Each user in Kaggle has their own profile page section containing basic information about the user so that others get to know. Their current working place for professionals or university for students along with the designation. Links to other public profiles can also be mentioned here. I’ve provided Github and Linkedin profiles which are represented by the logos. Users can add a short description of themselves. Followers and following present in numbers which list appears down the page. Progress and records in all the four paradigms are shown here. At the end of this page, the activity log is present, which shows everyday stats.
This is the most important section according to me in Kaggle. Kaggle conducts data science competitions which are considered as benchmarks in the data science world. A real-world dataset and problem statement is provided along with other parameters on how the solution is expected, evaluation metric and deadline for submission. After submission, public scores will be generated in the leaderboard with rankings. One major thing is that winners are selected from the private leaderboard, which is generated after the competition is over. These competitions are held with big prize money for winners. However, some basic competitions are also there like housing prices and flower classification for beginners to learn and practise. Most of these competitions have been existing ever since added. Proper data analysis and data modelling play key roles for solutions. Often validation accuracy also plays a vital role. A lot of experimenting is to be done to learn the exact way out. I consider this the best way for practising data science, and by iterating, one can become an expert. Competitions can be participated individually or in groups.
A competition page
This is another important section containing datasets. Users can add datasets in the specified format. Providing a proper description of the dataset along with use case. Licensing is important for copyrights. For research and project-based work already existing datasets can be downloaded easily. Along with datasets, a Kaggle starter kernel is available to show basic data analysis.
Kaggle Notebooks or Kernels
This is another important section where people share their work in Kaggle notebooks which is just Jupyter notebook with code and markdowns for the explanation. A lot can be learnt from here about approaches and workflow in a step by step manner. While running a code, versions can be saved in the form of current work done and later keep track of each improvement or addition made. Notebooks can be forked and then make changes.

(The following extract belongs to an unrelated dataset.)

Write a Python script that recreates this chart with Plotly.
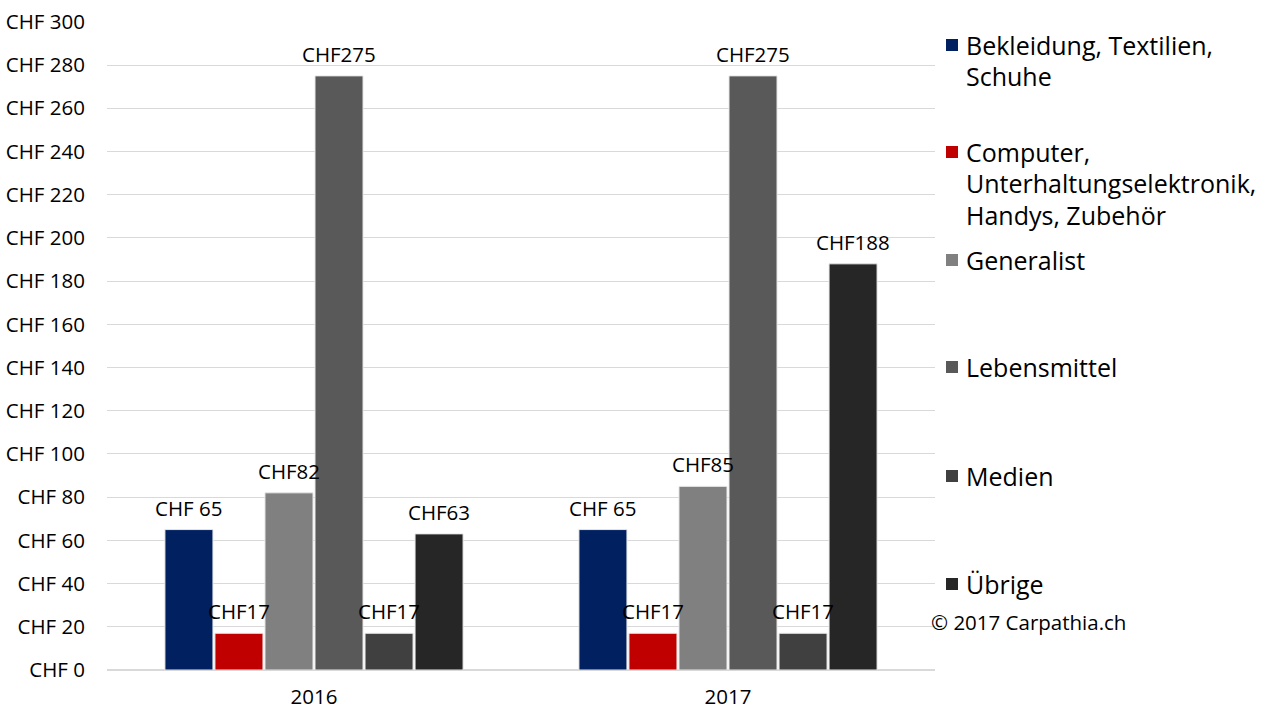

For adding dataset use the Add data tab in the upright corner and the following will pop up you can either upload from Kaggle datasets or your own local system/ GitHub repository/ external link/cloud.
For interacting in forums and in general to people’s works, this section is useful. We can add comments, clarifying doubts or mention some resource.
Kaggle Progression System
Kaggle has a reward system through which certain divisions are awarded. Based on upvotes, there are three types of rewards – bronze, silver and gold on each performance tier. This system keeps the users intact with the spirit of competition and being awarded for the hard work. The awarding system is divided into Novice for recently joined users, Contributor, Expert, Master and GrandMaster for each of the four paradigms, Kaggle GrandMasters are considered eminent people who have achieved this by enormous labour and recognised globally for their contribution.
Kaggle has started free hands-on practise courses on data science topics starting from language basis Python and R to data analysis, data visualisation, machine learning algorithms, deep learning, CV and NLP, database language SQL, reinforcement learning. All these courses have been divided into topics along with exercise notebook. A progress bar shows the progress after completing each topic. At the end of course completion, a certificate from Kaggle is also provided at free of cost. These courses are really helpful for beginners and driven in the best standard and taught by data science professionals.
Kaggle can be called a full-stack community for data scientists as it provides end to end service from preparing to job opportunities. It has tie-ups with many companies and gives vacancy information for different posts available such as Machine learning engineers, data analysts, data visualisers, data modelling, data engineer, data scientists and many more. Companies can post their hirings with specified salary, post, experience and qualifications. Some competitions are even held for recruiting at top firms.
Kaggle has received global recognition ever since it was founded for its high standard competitions which have proven to be real-world solutions and used by many companies like Microsoft, CERN, Merck, Adzuna. Many researchers have published peer-reviewed papers based on winning solutions at Kaggle competitions. Some of these successful competitions are – gesture recognition, chess ratings, HIV research, traffic forecasting. Kaggle has blogs written on different topics and winning solutions.